Salah satu kebingungan yang saya alami dalam membaca teks ini adalah “di manakah Tuhan di dalam teks ini?” Apakah Allah tidak hadir dan absen? Tapi mungkin justru itu pertanyaan yang sengaja Tuhan kasih di dalam perikop yang gelap dan berdarah ini. Apakah kita bisa menemukan Tuhan di dalam kegelapan? Apakah kita bisa menemukan adanya harapan dalam Tuhan walaupun kita lagi terpuruk dan menderita? Justru ketika teks ini tidak berbicara Tuhan secara langsung, di situlah kita sebagai pembacanya ditantang, apakah kita bisa mencari dan melihat Tuhan di dalam keadaan di mana sepertinya Ia tidak ada. Apakah kita percaya bahwa Tuhan hadir ketika kita mengalami kepahitan?
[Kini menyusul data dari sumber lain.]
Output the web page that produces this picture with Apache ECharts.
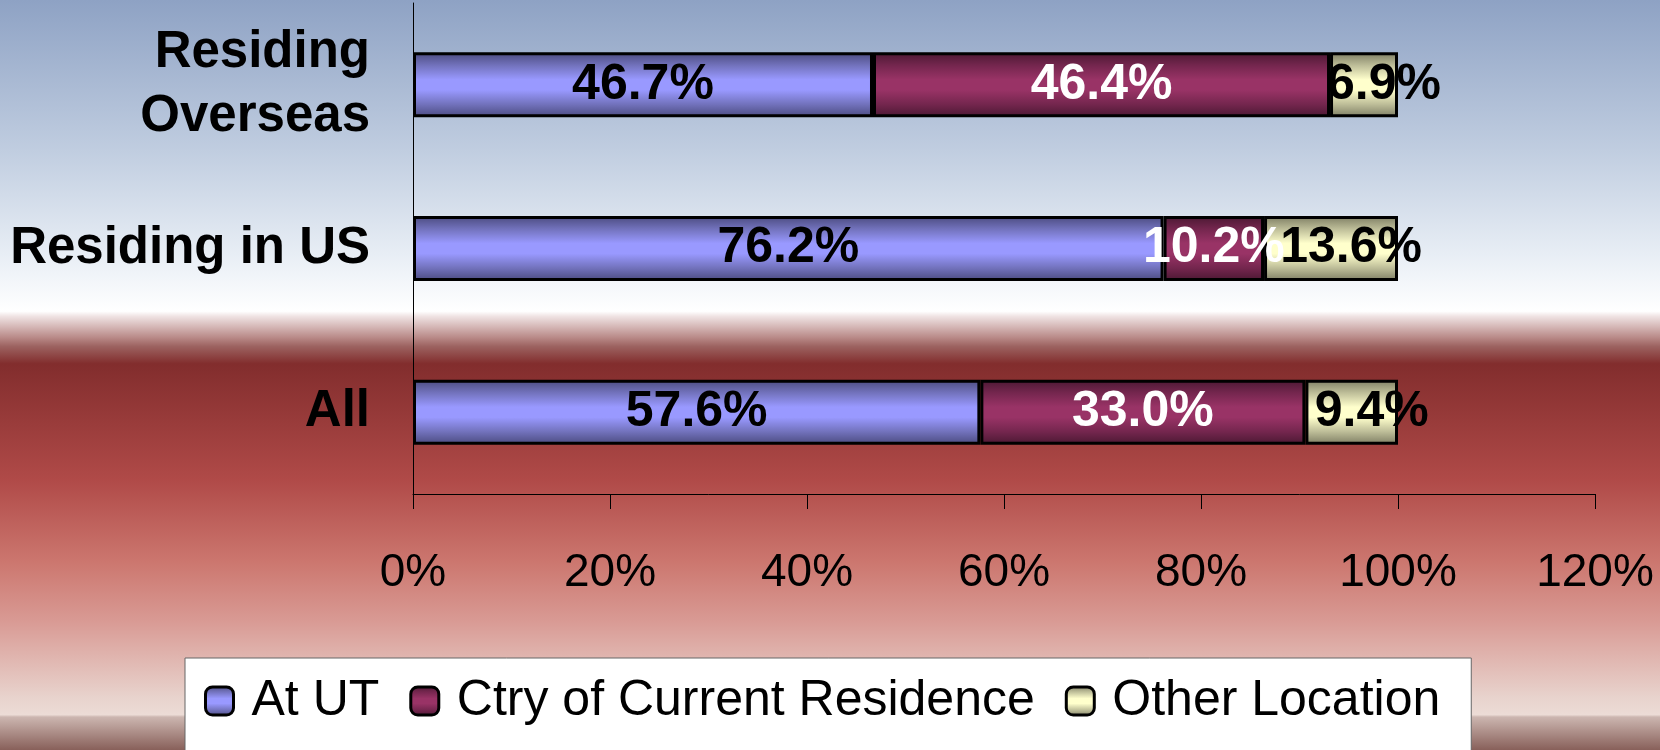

Di dalam kesulitan hidup, kita bisa memilih menjadi Ismael, yang memilih untuk hidup dengan pemikiran sendiri, dengan ambisi pribadi, dengan penuh amarah. Tetapi kita juga bisa memilih untuk hidup terus menantikan Allah, mencari wajah-Nya bahkan di saat Ia sepertinya tidak hadir di tengah kekacauan. Di dalam kitab Ratapan yang merupakan curhatan Yeremia setelah Yehuda dibuang, Yeremia menuangkan seluruh perasaannya, dukacita, kesedihannya kepada Tuhan dan ia memilih untuk percaya kepada kasih setia Tuhan yang baru setiap hari dan besar (Rat. 3:22-23). Mengapa Yeremia bisa berkata demikian? Karena ia menaruh percaya bukan pada kondisi, tetapi pada Allah itu sendiri.

Maukah kita tetap percaya pada Tuhan di tengah kegelapan? Bersandar penuh pada kekuatan dan anugerah-Nya di saat dunia menjadi sangat kacau? Menantikan janji-Nya dan kehadiran-Nya di tengah ketidakpastian? Jikalau Yesus Kristus sudah mengalahkan kematian, maka kita bisa keyakinan yang sangat kuat bahwa Allah tetap hadir di dalam masa-masa yang gelap. Kita akan melihat bahwa pribadi Allah yang hadir dan mengasihi kita itu menjadi jawaban yang cukup bagi kita, bahkan ketika permasalahan yang berat terus menerus ada.